In order to genuinely create something, you need to be something in the first place. Think about it for a second. It is easy to become a parent; it is being a parent that’s tough. Then try teaching your kid self-discipline, without being self-disciplined yourself.
This very principle can be applied to anything. You won’t be able to build a strong team unless you’re a strong team player yourself. It’s foolish to expect a joyful marriage if you’re not a loving spouse. You won’t have a network of supportive friends until you start being one. David Whyte claims, “All things change when we do.”
The unpleasant part is asking yourself the question: “Which things do I have to change in myself?” Instead of waiting for circumstances to change, you may be better off looking for a change of nature and temperament. The action is what separates good authentic leaders from everyone else. They make things happen and get stuff done.
Confucius wrote many centuries ago, “The nature of people is always the same; it is their habits that separate them.” Self-disciple will take you much further than an average leader. Discipline is what allows successful people to persevere and do things that the vast majority of people don’t want to perform.
Our habits are the result of our choices. Day by day we make small daily decisions with accumulating results. Before you know it, you may end up being stuck with either a bad or a good habit.

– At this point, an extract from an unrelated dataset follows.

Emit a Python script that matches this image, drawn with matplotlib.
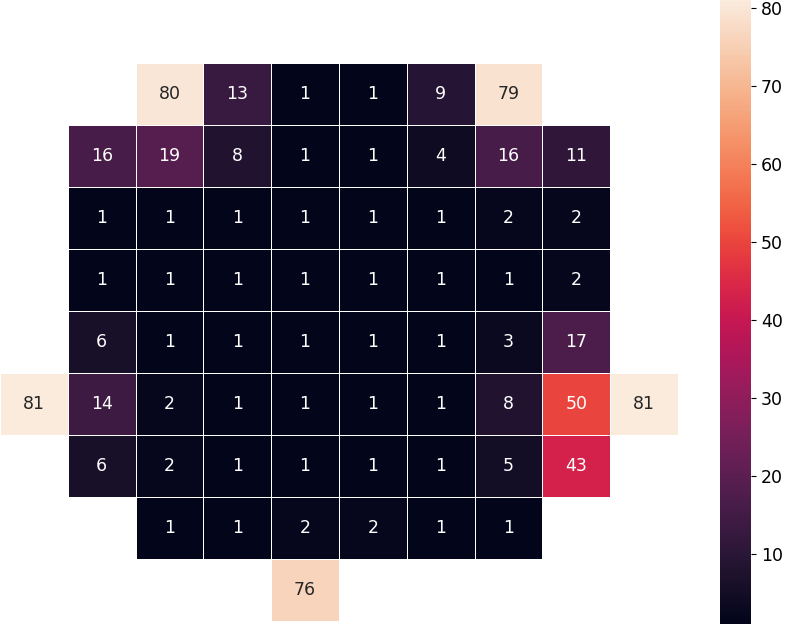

As a result of a habit, we make most of our choices automatically without giving it much thought. To change the habit, we first should be aware of its existence. Once we come to terms with that, we need to trace its way to our daily lives and actions that helped form the habit. Eventually, we will have to be changing these unhealthy practices to break that very habit.
Those who can’t resist instant gratification over prospective future will never be as successful. Living the moment is easier than staying dedicated to long-term vision. When the first excitement rushes away, it’s disciple that makes us keep going and going.

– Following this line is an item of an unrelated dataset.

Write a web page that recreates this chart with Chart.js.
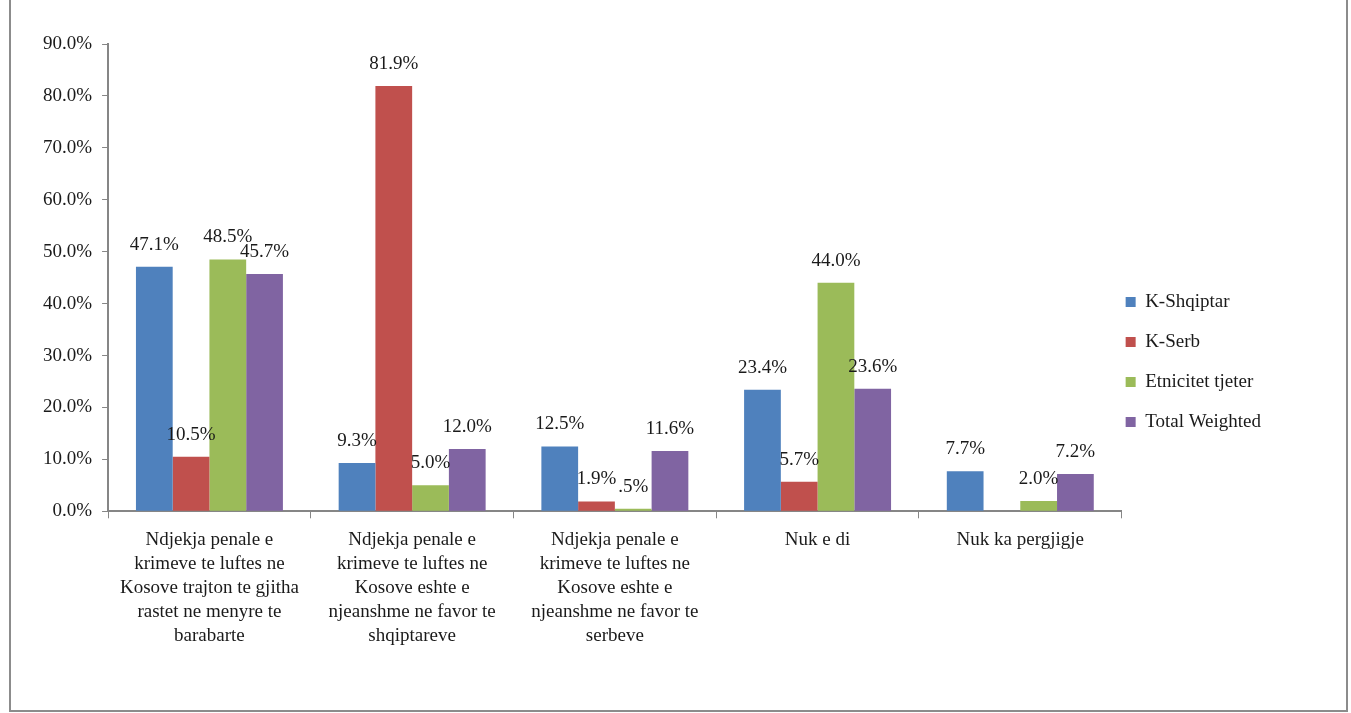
<!DOCTYPE html>
<html>
<head>
<meta charset="utf-8">
<script src="https://cdn.jsdelivr.net/npm/chart.js@4.4.1/dist/chart.umd.min.js"></script>
<style>
  html, body { margin: 0; padding: 0; background: #fff; }
  #wrap { position: relative; width: 1351px; height: 713px; }
</style>
</head>
<body>
<div id="wrap"><canvas id="c"></canvas></div>
<script>
var categories = [
	["Ndjekja penale e", "krimeve te luftes ne", "Kosove trajton te gjitha", "rastet ne menyre te", "barabarte"],
	["Ndjekja penale e", "krimeve te luftes ne", "Kosove eshte e", "njeanshme ne favor te", "shqiptareve"],
	["Ndjekja penale e", "krimeve te luftes ne", "Kosove eshte e", "njeanshme ne favor te", "serbeve"],
	"Nuk e di",
	"Nuk ka pergjigje"
];
var kShqiptar = [47.1, 9.3, 12.5, 23.4, 7.7];
var kSerb = [10.5, 81.9, 1.9, 5.7, null];
var etnicitetTjeter = [48.5, 5.0, 0.5, 44.0, 2.0];
var totalWeighted = [45.7, 12.0, 11.6, 23.6, 7.2];
var yTicks = [0, 10, 20, 30, 40, 50, 60, 70, 80, 90];

var FONT = "'Liberation Serif', 'DejaVu Serif', serif";
var AXIS = '#868686';

function pct(v) {
	var s = v.toFixed(1);
	if (s.charAt(0) === '0') s = s.slice(1);
	return s + '%';
}

// frame around the whole chart
var framePlugin = {
	id: 'frame',
	beforeDraw: function(chart) {
		var ctx = chart.ctx;
		ctx.save();
		ctx.fillStyle = '#fff';
		ctx.fillRect(0, 0, chart.width, chart.height);
		ctx.strokeStyle = '#8c8c8c';
		ctx.lineWidth = 2;
		ctx.strokeRect(10, -2, 1337, 713);
		ctx.restore();
	}
};

// nudge the legend closer to the plot and a bit lower, like the original
var legendShift = {
	id: 'legendShift',
	afterLayout: function(chart) {
		var lg = chart.legend;
		if (!lg) return;
		var dx = -17, dy = 11;
		lg.left += dx; lg.right += dx;
		lg.top += dy; lg.bottom += dy;
	}
};

// value labels above bars
var valuePlugin = {
	id: 'values',
	afterDatasetsDraw: function(chart) {
		var ctx = chart.ctx;
		ctx.save();
		ctx.font = '19px ' + FONT;
		ctx.fillStyle = '#1a1a1a';
		ctx.textAlign = 'center';
		ctx.textBaseline = 'alphabetic';
		chart.data.datasets.forEach(function(ds, i) {
			var meta = chart.getDatasetMeta(i);
			meta.data.forEach(function(bar, j) {
				var v = ds.data[j];
				if (v === null || v === undefined) return;
				ctx.fillText(pct(v), bar.x, bar.y - 17);
			});
		});
		ctx.restore();
	}
};

var config = {
	type: 'bar',
	data: {
		labels: categories,
		datasets: [{
			label: 'K-Shqiptar',
			data: kShqiptar,
			backgroundColor: '#4F81BD'
		}, {
			label: 'K-Serb',
			data: kSerb,
			backgroundColor: '#C0504D'
		}, {
			label: 'Etnicitet tjeter',
			data: etnicitetTjeter,
			backgroundColor: '#9BBB59'
		}, {
			label: 'Total Weighted',
			data: totalWeighted,
			backgroundColor: '#8064A2'
		}]
	},
	options: {
		responsive: false,
		animation: false,
		devicePixelRatio: 1,
		layout: {
			padding: { left: 33, right: 63, top: 44, bottom: 55 }
		},
		datasets: {
			bar: { barPercentage: 1.0, categoryPercentage: 0.725 }
		},
		plugins: {
			legend: {
				position: 'right',
				labels: {
					boxWidth: 10,
					boxHeight: 10,
					padding: 21,
					color: '#1a1a1a',
					font: { family: FONT, size: 19 }
				}
			},
			tooltip: { enabled: false }
		},
		scales: {
			x: {
				grid: {
					display: true,
					drawOnChartArea: false,
					offset: true,
					color: AXIS,
					tickLength: 7
				},
				border: { color: AXIS, width: 2 },
				ticks: {
					color: '#1a1a1a',
					maxRotation: 0,
					autoSkip: false,
					padding: 10,
					font: { family: FONT, size: 19, lineHeight: 1.26 }
				}
			},
			y: {
				min: 0,
				max: 90,
				afterBuildTicks: function(axis) {
					axis.ticks = yTicks.map(function(v) { return { value: v }; });
				},
				grid: {
					display: true,
					drawOnChartArea: false,
					color: AXIS,
					tickLength: 6
				},
				border: { color: AXIS, width: 2 },
				ticks: {
					color: '#1a1a1a',
					padding: 10,
					font: { family: FONT, size: 19 },
					callback: function(v) { return v.toFixed(1) + '%'; }
				}
			}
		}
	},
	plugins: [framePlugin, legendShift, valuePlugin]
};

var canvas = document.getElementById('c');
canvas.width = 1351;
canvas.height = 713;
window.myBar = new Chart(canvas, config);
</script>
</body>
</html>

The vast majority sees themselves for what they are; true leaders — for what they could become. Leaders look beyond current troubles and assist others in seeing their possibilities. Looking ahead is a part of leaders’ success formula, which is key to their personal development and growth.
Leaders stay at least one step ahead and keep growing as they bring up others. They lead. In general, you want to split growth and development into two parts: the first part is about helping others grow, and the second is about developing yourself.
As you grow, you seek to become more effective by applying your skills and knowledge. The more you get used to changes, the easier it becomes to settle for a form of “busyness” versus actually being effective at what you do. Keeping pace is good, but it can also get harmful once you get caught up. Stay alert, or you might end up like a woodcutter, who is too busy hewing to take the time and make his ax sharper.
Take a step back, reassess your plans and efforts, evaluate your progress and adjust your strategies based on the results. If you do it right, reflecting on the progress is never a waste of time.
It Starts with a Choice
Change calls for choices to be made. No matter the circumstances, you can embrace the change and look for positive outtakes. It all comes down to what you set your focus on.
When a crisis hits, it may be difficult to concentrate on potential benefits and growth opportunities. However, most people who have managed to weather the storm look back on it as the ultimate life-changing experience. Crisis can cause significant damage, weaken you, or you can take the “lemons” and make the best of it. It is your choice to make either a reality.
Life is not stagnant, life flows, life is change. The choice to continue growing and developing makes it easier to embrace change. Failing to do so will lead to falling behind on life itself.